Главные антитезы, при помощи которых героя «деревенской прозы» национально-консервативная критика сталкивала с героем современного урбанизированного мира, – индивидуализм / общинность, отчужденность (от почвы) / укорененность, иначе говоря, ценности модерные vs. ценности традиционные[822]. В итоге «более чем противоречивые герои Василия Белова, Валентина Распутина, Федора Абрамова, Василия Шукшина» у правых изображались «хранителями священной народной духовности, которых со всех сторон атакуют демоны модернизации: инородцы, интеллигенты, город и советский режим»[823]. Для создания национал-патриотами собственной характерологии эти оппозиции имели практически нормативный характер. Они, подобно клише, налагались на тексты, «вчитывались» в них. Сравнительно поздней вариацией и своего рода апофеозом разработанной схематики «народного типа» стала статья Ст. Куняева о Владимире Высоцком, где «ложный кумир» миллионов слушателей разоблачался столкновением с «подлинно национальной» прозой В. Шукшина:
Шукшин никогда окончательно не терял из виду идеала, преображения своего героя, недаром он вместе с ним мучительно искал и нашел в конце концов в «Калине красной» пути возрождения души и личности, докопался до корней нравственности народной. Лирический же герой большинства песен Высоцкого, за исключением немногих песен о войне и мужском товариществе… как правило, примитивный человек – полуспившийся Ваня, приблатненный Сережа, анекдотическая Нинка и т. д. Надрыв этого человека – окончательный разрыв с идеалом, в лучшем случае замена его правилами полублатного коллективизма[824].

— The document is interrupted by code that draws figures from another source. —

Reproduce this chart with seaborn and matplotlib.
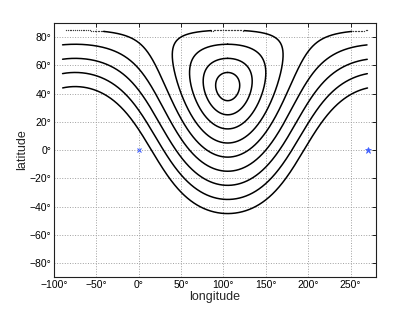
import numpy as np
import pandas as pd
import seaborn as sns
import matplotlib.pyplot as plt

sns.set_theme(style="white")
plt.rcParams['font.family'] = ['Liberation Sans', 'DejaVu Sans']

# small circles drawn around one point (degrees)
center_lon = 105.0
center_lat = 45.0
radii = [10, 20, 30, 40, 50, 60, 70, 80, 90]

# the two blue markers
x_mark = (0.0, 0.0)
star_mark = (270.0, 0.0)

xticks = [-100, -50, 0, 50, 100, 150, 200, 250]
yticks = [-80, -60, -40, -20, 0, 20, 40, 60, 80]


def small_circle(lon0, lat0, r, n=1440):
    p0, l0, rr = np.radians(lat0), np.radians(lon0), np.radians(r)
    az = np.linspace(0, 2 * np.pi, n, endpoint=False)
    lat = np.arcsin(np.sin(p0) * np.cos(rr) + np.cos(p0) * np.sin(rr) * np.cos(az))
    lon = l0 + np.arctan2(np.sin(az) * np.sin(rr) * np.cos(p0),
                          np.cos(rr) - np.sin(p0) * np.sin(lat))
    lon = (np.degrees(lon) + 90) % 360 - 90
    return lon, np.degrees(lat)


rows = []
dots = []
seg = 0
for r in radii:
    lon, lat = small_circle(center_lon, center_lat, r)
    jumps = np.where(np.abs(np.diff(np.append(lon, lon[0]))) > 180)[0]
    if len(jumps):
        k = jumps[0] + 1
        lon, lat = np.roll(lon, -k), np.roll(lat, -k)
    else:
        lon, lat = np.append(lon, lon[0]), np.append(lat, lat[0])
    step = np.abs(np.diff(lon))
    # sparse parts (near the pole) show up as separate dots
    solid = step < 1.6
    start = None
    for i, s in enumerate(solid):
        if s and start is None:
            start = i
        if (not s or i == len(solid) - 1) and start is not None:
            end = i + 1 if s else i
            for j in range(start, end + 1):
                rows.append((seg, lon[j], lat[j]))
            seg += 1
            start = None
    for j in np.where(~solid)[0]:
        dots.append((lon[j], lat[j]))

df = pd.DataFrame(rows, columns=['seg', 'lon', 'lat'])
dots = pd.DataFrame(dots, columns=['lon', 'lat'])

fig = plt.figure(figsize=(4.15, 3.12), dpi=100)
ax = fig.add_axes([0.130, 0.112, 0.776, 0.814])

sns.lineplot(data=df, x='lon', y='lat', units='seg', estimator=None, sort=False,
             color='black', linewidth=1.1, ax=ax)
sns.scatterplot(data=dots, x='lon', y='lat', s=0.9, color='#404040',
                linewidth=0, ax=ax)

ax.plot(*x_mark, marker='x', color='#4060ff', ms=3.5, mew=0.8, linestyle='none')
ax.plot(*star_mark, marker='*', color='#4060ff', ms=5, mew=0.5, linestyle='none')

ax.set_xlim(-100, 280)
ax.set_ylim(-90, 90)
ax.set_xticks(xticks)
ax.set_yticks(yticks)
ax.set_xticklabels([f'{t}°'.replace('-', '\u2212') for t in xticks], fontsize=7.5)
ax.set_yticklabels([f'{t}°'.replace('-', '\u2212') for t in yticks], fontsize=7.5)
ax.set_xlabel('longitude', fontsize=9, labelpad=1)
ax.set_ylabel('latitude', fontsize=9, labelpad=1)

ax.grid(True, linestyle=':', color='#a0a0a0', linewidth=0.7)
ax.tick_params(direction='in', length=3, width=0.6, top=True, right=True,
               pad=2, colors='black')
for sp in ax.spines.values():
    sp.set_color('#202020')
    sp.set_linewidth(0.8)

fig.savefig('out.png', dpi=100)
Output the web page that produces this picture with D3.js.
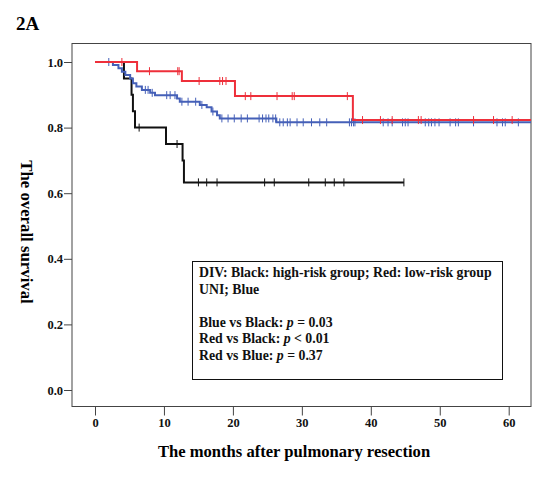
<!DOCTYPE html>
<html>
<head>
<meta charset="utf-8">
<script src="https://cdn.jsdelivr.net/npm/d3@7"></script>
<style>
  body { margin: 0; background: #fff; }
  text { font-family: "Liberation Serif", "Times New Roman", serif; font-weight: bold; }
</style>
</head>
<body>
<div id="chart"></div>
<script>
// Kaplan-Meier steps: [months, survival]
var blackSteps = [[0, 1.0], [4.2, 0.95], [5.3, 0.90], [5.5, 0.85], [5.8, 0.80], [10.3, 0.75], [12.7, 0.70], [12.9, 0.633]];
var blackEnd = 44.8;
var blackCensor = [6.4, 11.9, 15.0, 16.2, 17.7, 24.6, 26.0, 31.0, 33.4, 34.7, 36.1, 44.8];

var blueSteps = [[0, 1.0], [2.6, 0.991], [3.4, 0.981], [3.9, 0.970], [4.4, 0.960], [5.1, 0.950], [5.5, 0.935],
  [6.0, 0.925], [6.8, 0.915], [8.0, 0.906], [8.7, 0.899], [11.9, 0.889], [12.3, 0.879], [15.2, 0.869],
  [16.2, 0.862], [16.9, 0.849], [17.7, 0.838], [18.1, 0.828], [26.3, 0.816]];
var blueEnd = 70;
var blueCensor = [2.0, 7.3, 7.7, 8.3, 10.4, 10.9, 11.6, 12.6, 13.5, 14.6, 15.5, 17.1, 18.4, 19.3, 20.2, 21.2, 22.1,
  23.8, 24.3, 24.8, 25.2, 25.8, 26.2, 26.8, 27.3, 27.9, 28.3, 29.3, 30.2, 31.4, 32.6, 33.6, 36.9, 37.2, 37.5, 37.7,
  41.8, 42.5, 43.1, 44.6, 45.0, 45.4, 47.9, 48.4, 48.8, 49.3, 49.9, 51.5, 52.3, 52.7, 54.9, 58.3, 59.1, 59.5, 61.4];

var redSteps = [[0, 1.0], [6.1, 0.972], [12.6, 0.942], [20.3, 0.896], [37.4, 0.823]];
var redEnd = 70;
var redCensor = [3.9, 7.9, 12.0, 12.2, 15.1, 18.1, 18.5, 19.0, 21.8, 22.6, 26.4, 28.6, 28.9, 36.6, 38.8, 41.4,
  43.1, 46.9, 47.3, 54.9, 57.8, 60.5];

var xTicks = [0, 10, 20, 30, 40, 50, 60];
var yTicks = [0, 0.2, 0.4, 0.6, 0.8, 1.0];

var legendLines = [
  [{t: "DIV: Black: high-risk group; Red: low-risk group"}],
  [{t: "UNI; Blue"}],
  [],
  [{t: "Blue vs Black: "}, {t: "p", i: true}, {t: " = 0.03"}],
  [{t: "Red vs Black: "}, {t: "p", i: true}, {t: " < 0.01"}],
  [{t: "Red vs Blue: "}, {t: "p", i: true}, {t: " = 0.37"}]
];

var width = 549, height = 482;
var frame = {left: 72, right: 531, top: 43.5, bottom: 406.5};

var svg = d3.select("#chart").append("svg")
  .attr("width", width)
  .attr("height", height);

var x = d3.scaleLinear().domain([0, 60]).range([95, 508.7]);
var y = d3.scaleLinear().domain([0, 1]).range([390, 62]);

// clip to the plot frame
svg.append("clipPath").attr("id", "clip")
  .append("rect")
    .attr("x", frame.left).attr("y", frame.top)
    .attr("width", frame.right - frame.left).attr("height", frame.bottom - frame.top);

// panel label
svg.append("text")
  .attr("x", 16).attr("y", 30)
  .attr("font-size", 19)
  .text("2A");

// axes
var yAxis = svg.append("g")
  .attr("transform", "translate(" + frame.left + ",0)")
  .call(d3.axisLeft(y).tickValues(yTicks).tickFormat(d3.format(".1f")).tickSize(8).tickPadding(1));
var xAxis = svg.append("g")
  .attr("transform", "translate(0," + frame.bottom + ")")
  .call(d3.axisBottom(x).tickValues(xTicks).tickFormat(d3.format("d")).tickSize(9).tickPadding(3));

[yAxis, xAxis].forEach(function(a) {
  a.select(".domain").remove();
  a.selectAll("line").attr("stroke", "#444");
  a.selectAll("text").attr("font-size", 12.5).attr("fill", "#111")
    .attr("font-family", "Liberation Serif").attr("font-weight", "bold");
});

// frame
svg.append("rect")
  .attr("x", frame.left).attr("y", frame.top)
  .attr("width", frame.right - frame.left).attr("height", frame.bottom - frame.top)
  .attr("fill", "none").attr("stroke", "#444").attr("stroke-width", 1);

// axis titles
svg.append("text")
  .attr("x", 294).attr("y", 457)
  .attr("text-anchor", "middle")
  .attr("font-size", 16.6)
  .text("The months after pulmonary resection");

svg.append("text")
  .attr("transform", "translate(21,232) rotate(90)")
  .attr("text-anchor", "middle")
  .attr("font-size", 16.8)
  .text("The overall survival");

// survival at time t for a step list
function survAt(steps, t) {
  var s = steps[0][1];
  for (var i = 0; i < steps.length; i++)
    if (steps[i][0] <= t) s = steps[i][1];
  return s;
}

var line = d3.line()
  .x(function(d) { return x(d[0]); })
  .y(function(d) { return y(d[1]); })
  .curve(d3.curveStepAfter);

var plot = svg.append("g").attr("clip-path", "url(#clip)");

function drawCurve(steps, end, censor, color, width) {
  var pts = steps.concat([[end, steps[steps.length - 1][1]]]);
  plot.append("path")
    .attr("d", line(pts))
    .attr("fill", "none")
    .attr("stroke", color)
    .attr("stroke-width", width);
  plot.append("g").selectAll("line")
    .data(censor)
    .enter().append("line")
      .attr("x1", function(d) { return x(d); })
      .attr("x2", function(d) { return x(d); })
      .attr("y1", function(d) { return y(survAt(steps, d)) - 4; })
      .attr("y2", function(d) { return y(survAt(steps, d)) + 4; })
      .attr("stroke", color)
      .attr("stroke-width", 1);
}

drawCurve(blackSteps, blackEnd, blackCensor, "#111", 2);
drawCurve(blueSteps, blueEnd, blueCensor, "#4560b8", 2);
drawCurve(redSteps, redEnd, redCensor, "#ee2f3a", 2);

// legend box
svg.append("rect")
  .attr("x", 192.5).attr("y", 261.5)
  .attr("width", 310).attr("height", 118)
  .attr("fill", "#fff").attr("stroke", "#111").attr("stroke-width", 1);

var lineY = [277, 294, 310, 327, 343, 360];
var legend = svg.append("g");
legendLines.forEach(function(parts, i) {
  if (!parts.length) return;
  var t = legend.append("text")
    .attr("x", 199).attr("y", lineY[i])
    .attr("font-size", 13.8)
    .attr("fill", "#111");
  parts.forEach(function(p) {
    t.append("tspan")
      .attr("font-style", p.i ? "italic" : null)
      .text(p.t);
  });
});
</script>
</body>
</html>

Но в приведенном фрагменте почти все основывается на предзаданных антитезах: начиная с трактовки «Калины красной» до патетичной стилистики статьи. Слабо сообразующиеся с сюжетно-мотивной реальностью прозы Шукшина (особенно поздней) оценки его героя Куняевым подчинены отработанной риторике превознесения «народного типа», но начисто пренебрегают интересом прозаика к маргинальным персонажам. На самом деле «полуспившегося Ваню, приблатненного Сережу, анекдотическую Нинку» несложно найти в поздних рассказах Шукшина, но это бы значило обнаружить надуманность эффектной антитезы «народного» и «псевдонародного».